● Work to do
Restate, exactly and without pictures, the lines from the start of the listing below through the line holding "(0,0) rectangle (2000,2129);".

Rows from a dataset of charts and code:
## START

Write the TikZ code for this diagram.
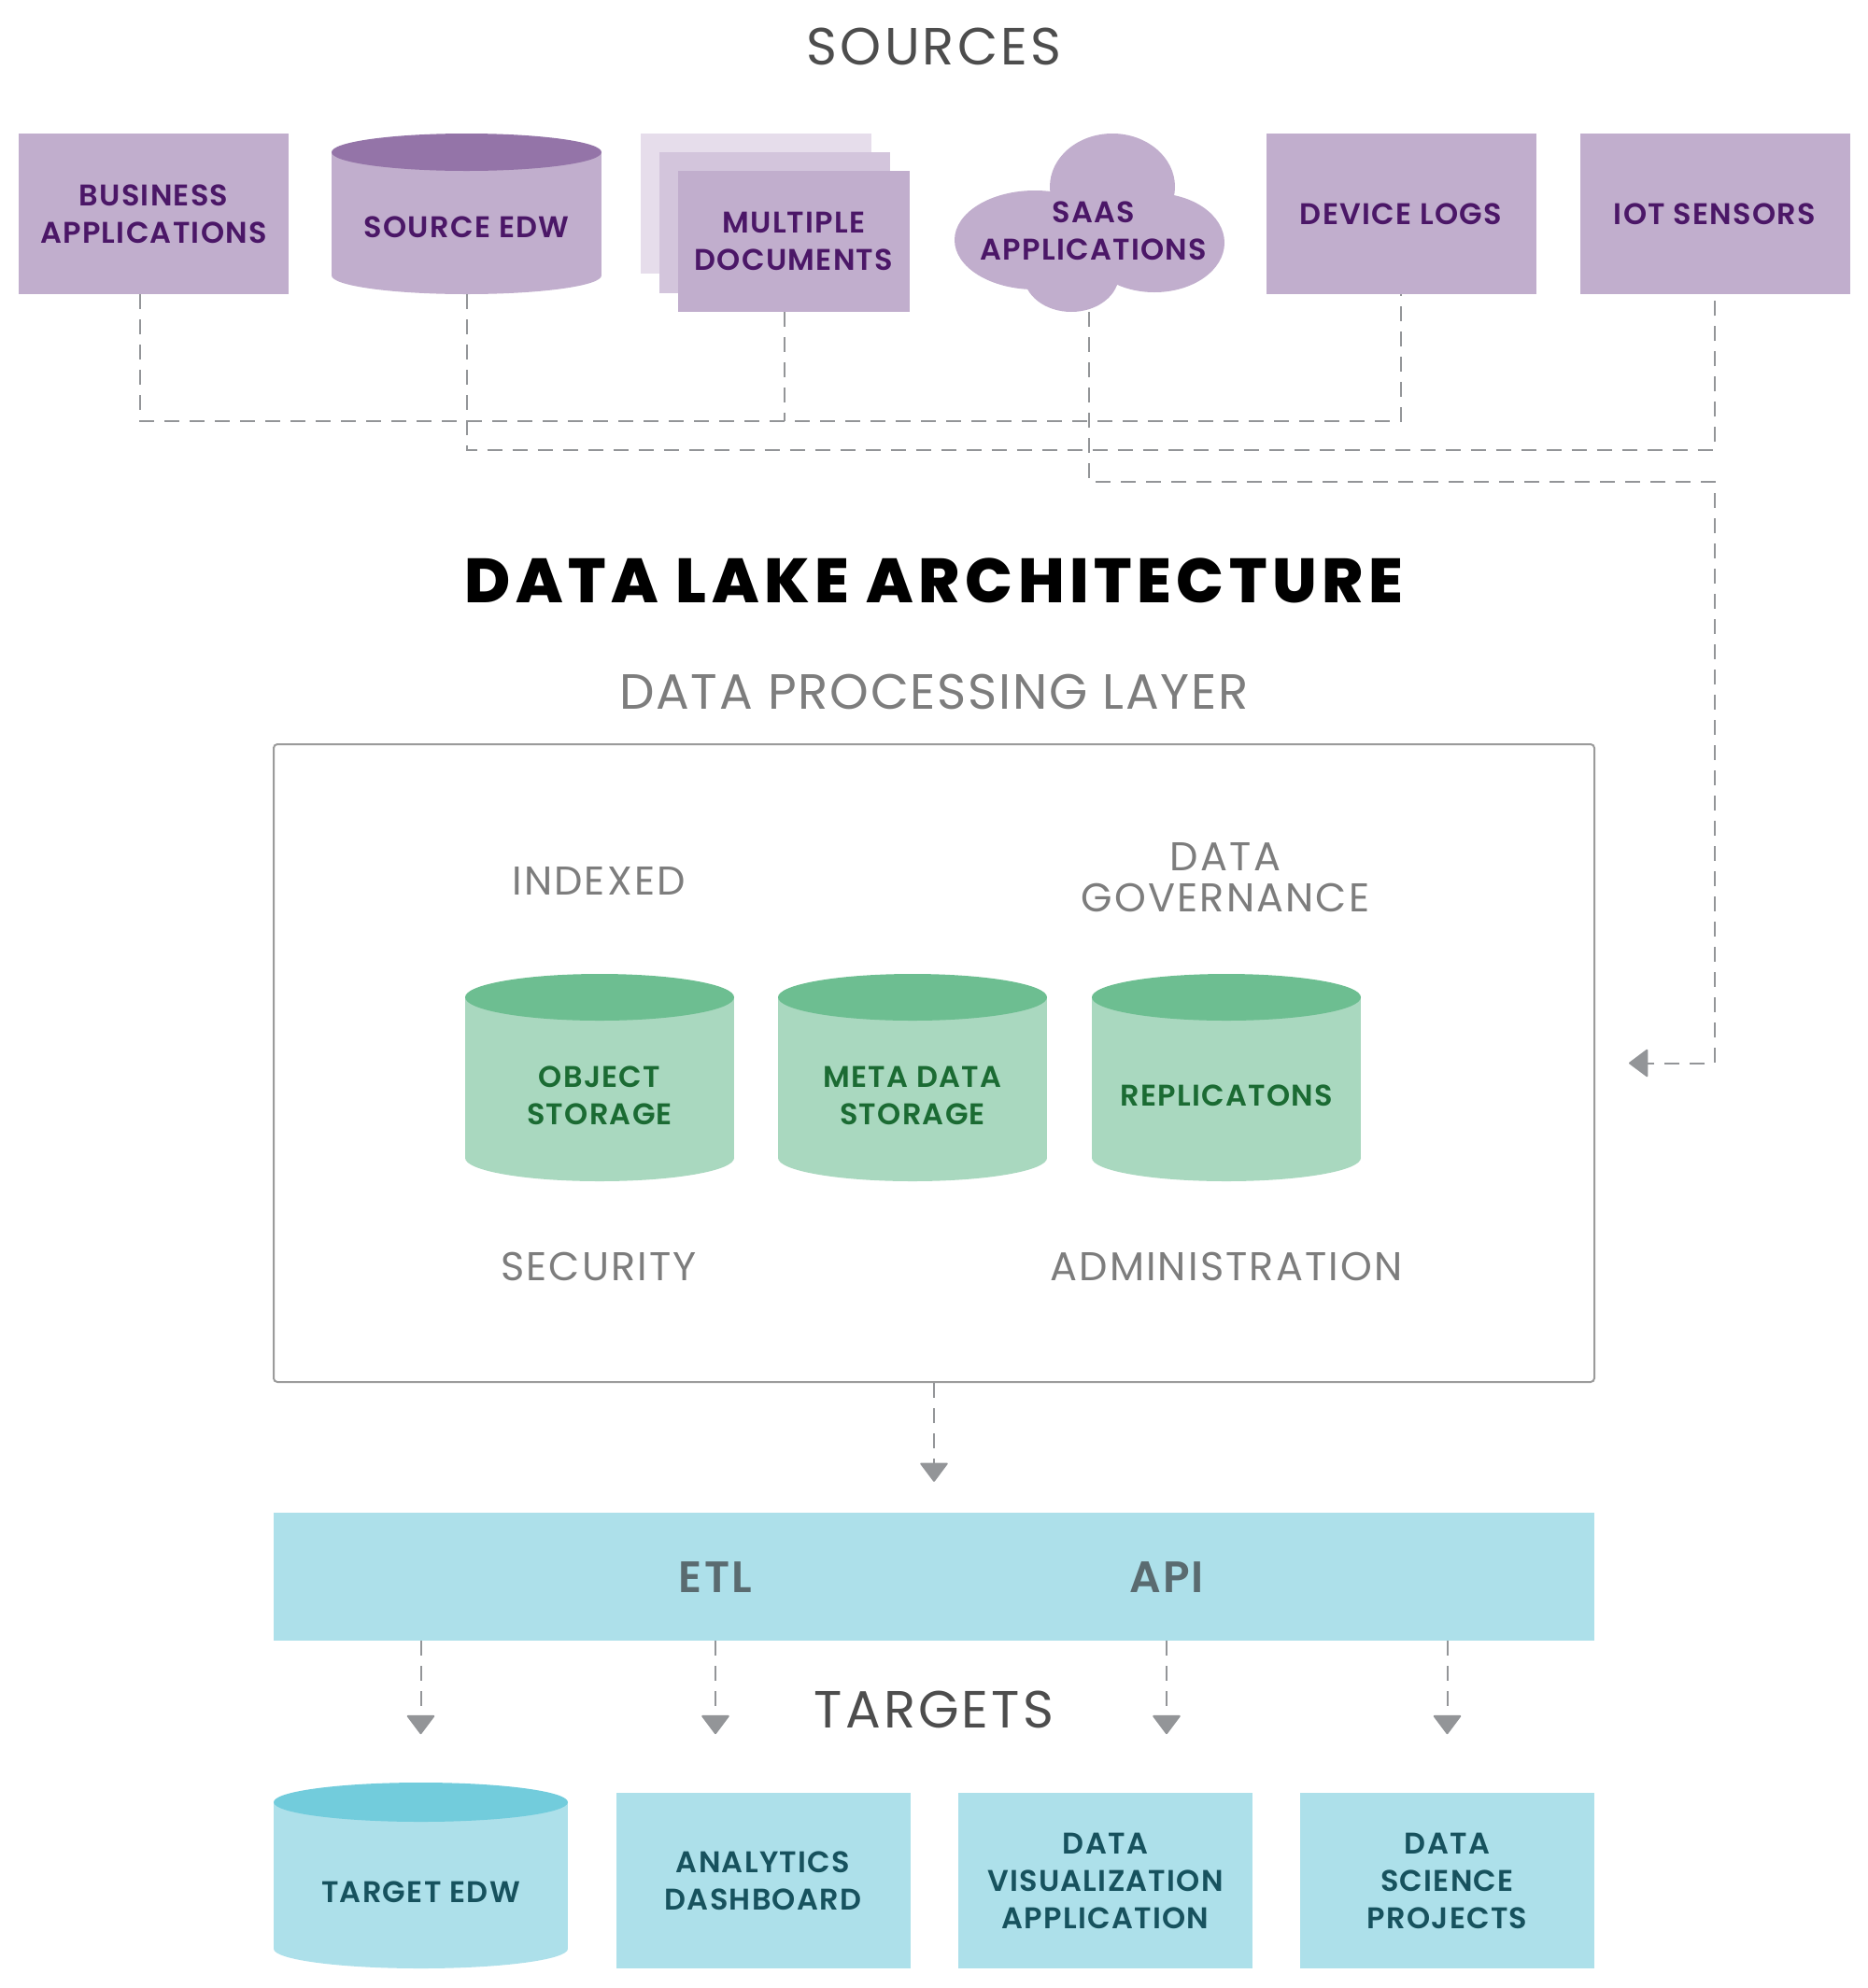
\documentclass[tikz,border=0pt]{standalone}
\usepackage{fontspec}
\setmainfont{Poppins}[BoldFont={Poppins SemiBold}]
\newfontfamily\titlefont{Poppins}[UprightFont={Poppins ExtraBold}]
\usetikzlibrary{arrows.meta}
\definecolor{pfill}{HTML}{C1AECD}
\definecolor{ptop}{HTML}{9474A8}
\definecolor{pback}{HTML}{E6DDEB}
\definecolor{pmid}{HTML}{D3C5DC}
\definecolor{ptext}{HTML}{4B1767}
\definecolor{gtop}{HTML}{6DBE91}
\definecolor{gfill}{HTML}{A9D8BF}
\definecolor{gtext}{HTML}{1B6B33}
\definecolor{bfill}{HTML}{ADE0EA}
\definecolor{btop}{HTML}{72CCDC}
\definecolor{btext}{HTML}{17525E}
\definecolor{lgray}{HTML}{939598}
\definecolor{boxgray}{HTML}{9B9B9B}
\definecolor{dgray}{HTML}{4D4D4D}
\definecolor{mgray}{HTML}{7D7D7D}
\definecolor{slate}{HTML}{5A6B70}
\newcommand\cylshape[7]{%
  \fill[#6] (#1,#3+#5) rectangle (#2,#4-#5);
  \fill[#6] ({(#1+#2)/2},#4-#5) ellipse [x radius={(#2-#1)/2}, y radius=#5];
  \fill[#7] ({(#1+#2)/2},#3+#5) ellipse [x radius={(#2-#1)/2}, y radius=#5];
}
\begin{document}
\begin{tikzpicture}[x=1pt,y=-1pt,
  conn/.style={draw=lgray, line width=2pt, dash pattern=on 16pt off 11pt},
  arr/.style={conn, -{Triangle[width=31pt,length=21pt,round]}},
  lbl/.style={inner sep=0pt, align=center, font=\fontsize{32}{40}\selectfont\bfseries\addfontfeatures{LetterSpace=4}},
  plbl/.style={lbl, text=ptext},
  glbl/.style={lbl, text=gtext},
  blbl/.style={lbl, text=btext},
  pbox/.style={plbl, fill=pfill, minimum width=289pt, minimum height=172pt},
  bbox/.style={blbl, fill=bfill, minimum width=315pt, minimum height=188pt},
  head/.style={inner sep=0pt, font=\fontsize{56}{60}\selectfont\addfontfeatures{LetterSpace=5.5}, text=dgray},
  sub/.style={inner sep=0pt, align=center, font=\fontsize{43}{44}\selectfont\addfontfeatures{LetterSpace=5}, text=mgray},
]
\useasboundingbox (0,0) rectangle (2000,2129);

% ---------- SOURCES ----------
\node[head] (srctitle) at (1000,50) {SOURCES};

\node[pbox] (ba) at (164.5,229) {BUSINESS\\APPLICATIONS};

\cylshape{355}{644}{143}{315}{20}{pfill}{ptop}
\node[plbl, minimum width=289pt, minimum height=144pt] (sedw) at (499.5,243) {SOURCE EDW};

\fill[pback] (686,143) rectangle (933,293);
\fill[pmid] (706,163) rectangle (953,314);
\node[plbl, fill=pfill, minimum width=248pt, minimum height=151pt] (md) at (850,258.5) {MULTIPLE\\DOCUMENTS};

\fill[pfill] (1191,200) ellipse [x radius=67, y radius=57];
\fill[pfill] (1108,257) ellipse [x radius=86, y radius=53];
\fill[pfill] (1236,260) ellipse [x radius=75, y radius=53];
\fill[pfill] (1147,294) ellipse [x radius=51, y radius=40];
\node[plbl, minimum width=290pt, minimum height=174pt] (saas) at (1166,247) {\hspace*{10pt}SAAS\\\hspace*{10pt}APPLICATIONS};

\node[pbox] (dl) at (1500,229) {DEVICE LOGS};
\node[pbox] (iot) at (1836,229) {IOT SENSORS};

% ---------- source connectors ----------
\coordinate (bus1) at (0,451);
\coordinate (bus2) at (0,482);
\coordinate (bus3) at (0,516);
\draw[conn] ([xshift=-14.5pt]ba.south) |- (dl.south |- bus1) -- (dl.south);
\draw[conn] ([xshift=-10pt]md.south) coordinate (mdb) -- (mdb |- bus1);
\draw[conn] (sedw.south) |- (iot.south |- bus2) -- (iot.south);

% ---------- title ----------
\node[inner sep=0pt, font=\fontsize{67}{70}\titlefont\addfontfeatures{LetterSpace=8.3}] (title) at (1000,622) {DATA LAKE ARCHITECTURE};
\node[inner sep=0pt, font=\fontsize{53}{56}\selectfont\addfontfeatures{LetterSpace=3.4}, text=mgray] (dpltitle) at (1000,741) {DATA PROCESSING LAYER};

% ---------- processing layer ----------
\node[draw=boxgray, line width=2pt, rounded corners=4pt, minimum width=1414pt, minimum height=683pt] (dpl) at (1000,1138.5) {};

\draw[arr] (saas.south) |- (iot.south |- bus3) |- ([xshift=36pt]dpl.east);

\node[sub] (idx) at (641,943) {INDEXED};
\node[sub] (gov) at (1312,940) {DATA\\GOVERNANCE};
\node[sub] (sec) at (641,1356) {SECURITY};
\node[sub] (adm) at (1313,1356) {ADMINISTRATION};

\cylshape{498}{786}{1043}{1265}{25}{gfill}{gtop}
\cylshape{833}{1121}{1043}{1265}{25}{gfill}{gtop}
\cylshape{1169}{1457}{1043}{1265}{25}{gfill}{gtop}
\node[glbl] (obj) at (642,1173) {OBJECT\\STORAGE};
\node[glbl] (meta) at (977,1173) {META DATA\\STORAGE};
\node[glbl] (rep) at (1313,1173) {REPLICATONS};

% ---------- ETL / API ----------
\node[fill=bfill, minimum width=1414pt, minimum height=137pt, inner sep=0pt] (bar) at (1000,1688.5) {};
\node[inner sep=0pt, font=\fontsize{47}{50}\selectfont\bfseries\addfontfeatures{LetterSpace=5}, text=slate] (etl) at (766,1689) {ETL};
\node[inner sep=0pt, font=\fontsize{47}{50}\selectfont\bfseries\addfontfeatures{LetterSpace=5}, text=slate] (api) at (1249,1689) {API};

\draw[arr] (dpl.south) -- ([yshift=33pt]bar.north);

% ---------- TARGETS ----------
\node[head] (tgttitle) at (1000,1831) {TARGETS};

\cylshape{293}{608}{1909}{2108}{21}{bfill}{btop}
\node[blbl, minimum width=315pt, minimum height=164pt] (tedw) at (450.5,2026) {TARGET EDW};
\node[bbox] (ad) at (817,2014) {ANALYTICS\\DASHBOARD};
\node[bbox] (dv) at (1183.5,2014) {DATA\\VISUALIZATION\\APPLICATION};
\node[bbox] (ds) at (1549.5,2014) {DATA\\SCIENCE\\PROJECTS};

\draw[arr] (bar.south -| tedw.north) -- +(0,100);
\draw[arr] (bar.south -| etl.south) -- +(0,100);
\draw[arr] (bar.south -| api.south) -- +(0,100);
\draw[arr] (bar.south -| ds.north) -- +(0,100);
\end{tikzpicture}
\end{document}
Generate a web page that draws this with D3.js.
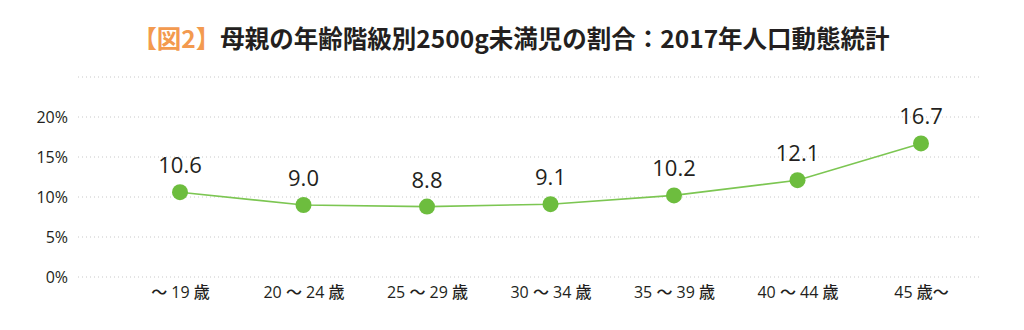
<!DOCTYPE html>
<html><head><meta charset="utf-8">
<script src="https://cdn.jsdelivr.net/npm/d3@7"></script>
<style>body{margin:0;background:#fff}svg{display:block}</style>
</head><body>
<svg id="c" width="1024" height="330"></svg>
<script>
const categories = ["～ 19 歳","20 ～ 24 歳","25 ～ 29 歳","30 ～ 34 歳","35 ～ 39 歳","40 ～ 44 歳","45 歳～"];
const values = [10.6, 9.0, 8.8, 9.1, 10.2, 12.1, 16.7];
const yTicks = [0, 5, 10, 15, 20];
const gridLines = [0, 5, 10, 15, 20, 25];
const titleBracket = "【図2】";
const titleMain = "母親の年齢階級別2500g未満児の割合：2017年人口動態統計";

const svg = d3.select("#c");
const font = "'Noto Sans CJK JP','Noto Sans',sans-serif";
const numFont = "'Open Sans','Noto Sans CJK JP',sans-serif";

const x = d3.scalePoint().domain(categories).range([180, 921]);
const y = d3.scaleLinear().domain([0, 25]).range([277, 77]);

// title
const t = svg.append("text").attr("x", 511).attr("y", 48).attr("text-anchor", "middle")
  .attr("font-family", font).attr("font-weight", "bold").attr("font-size", 24.5);
t.append("tspan").attr("fill", "#f39a4f").text(titleBracket);
t.append("tspan").attr("fill", "#231f20").text(titleMain);

// grid
svg.append("g").selectAll("line").data(gridLines).join("line")
  .attr("x1", 78).attr("x2", 982)
  .attr("y1", d => y(d)).attr("y2", d => y(d))
  .attr("stroke", "#c8c8c8").attr("stroke-width", 1).attr("stroke-dasharray", "1,3");

// y axis
const yAxis = d3.axisLeft(y).tickValues(yTicks).tickSize(0).tickPadding(0).tickFormat(d => d + "%");
const ga = svg.append("g").attr("transform", "translate(68,0)").call(yAxis);
ga.select(".domain").remove();
ga.selectAll("text").attr("font-family", numFont).attr("font-size", 16).attr("font-weight", 500).attr("fill", "#231f20");

// x axis
const xAxis = d3.axisBottom(x).tickSize(0).tickPadding(0);
const gx = svg.append("g").attr("transform", "translate(0,287)").call(xAxis);
gx.select(".domain").remove();
gx.selectAll("text").attr("font-family", numFont).attr("font-size", 16).attr("font-weight", 500).attr("fill", "#231f20");

// line
const line = d3.line().x((d, i) => x(categories[i])).y(d => y(d));
svg.append("path").datum(values).attr("d", line)
  .attr("fill", "none").attr("stroke", "#7cc652").attr("stroke-width", 1.6);

// points
svg.append("g").selectAll("circle").data(values).join("circle")
  .attr("cx", (d, i) => x(categories[i])).attr("cy", d => y(d)).attr("r", 8)
  .attr("fill", "#6dbd3e");

// value labels
svg.append("g").selectAll("text").data(values).join("text")
  .attr("x", (d, i) => x(categories[i])).attr("y", d => y(d) - 19)
  .attr("text-anchor", "middle").attr("font-family", numFont).attr("font-size", 22)
  .attr("font-weight", 500).attr("fill", "#231f20").text(d => d.toFixed(1));
</script>
</body></html>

## END

● Solved problem
Write the TikZ code for this diagram.
\documentclass[tikz,border=0pt]{standalone}
\usepackage{fontspec}
\setmainfont{Poppins}[BoldFont={Poppins SemiBold}]
\newfontfamily\titlefont{Poppins}[UprightFont={Poppins ExtraBold}]
\usetikzlibrary{arrows.meta}
\definecolor{pfill}{HTML}{C1AECD}
\definecolor{ptop}{HTML}{9474A8}
\definecolor{pback}{HTML}{E6DDEB}
\definecolor{pmid}{HTML}{D3C5DC}
\definecolor{ptext}{HTML}{4B1767}
\definecolor{gtop}{HTML}{6DBE91}
\definecolor{gfill}{HTML}{A9D8BF}
\definecolor{gtext}{HTML}{1B6B33}
\definecolor{bfill}{HTML}{ADE0EA}
\definecolor{btop}{HTML}{72CCDC}
\definecolor{btext}{HTML}{17525E}
\definecolor{lgray}{HTML}{939598}
\definecolor{boxgray}{HTML}{9B9B9B}
\definecolor{dgray}{HTML}{4D4D4D}
\definecolor{mgray}{HTML}{7D7D7D}
\definecolor{slate}{HTML}{5A6B70}
\newcommand\cylshape[7]{%
  \fill[#6] (#1,#3+#5) rectangle (#2,#4-#5);
  \fill[#6] ({(#1+#2)/2},#4-#5) ellipse [x radius={(#2-#1)/2}, y radius=#5];
  \fill[#7] ({(#1+#2)/2},#3+#5) ellipse [x radius={(#2-#1)/2}, y radius=#5];
}
\begin{document}
\begin{tikzpicture}[x=1pt,y=-1pt,
  conn/.style={draw=lgray, line width=2pt, dash pattern=on 16pt off 11pt},
  arr/.style={conn, -{Triangle[width=31pt,length=21pt,round]}},
  lbl/.style={inner sep=0pt, align=center, font=\fontsize{32}{40}\selectfont\bfseries\addfontfeatures{LetterSpace=4}},
  plbl/.style={lbl, text=ptext},
  glbl/.style={lbl, text=gtext},
  blbl/.style={lbl, text=btext},
  pbox/.style={plbl, fill=pfill, minimum width=289pt, minimum height=172pt},
  bbox/.style={blbl, fill=bfill, minimum width=315pt, minimum height=188pt},
  head/.style={inner sep=0pt, font=\fontsize{56}{60}\selectfont\addfontfeatures{LetterSpace=5.5}, text=dgray},
  sub/.style={inner sep=0pt, align=center, font=\fontsize{43}{44}\selectfont\addfontfeatures{LetterSpace=5}, text=mgray},
]
\useasboundingbox (0,0) rectangle (2000,2129);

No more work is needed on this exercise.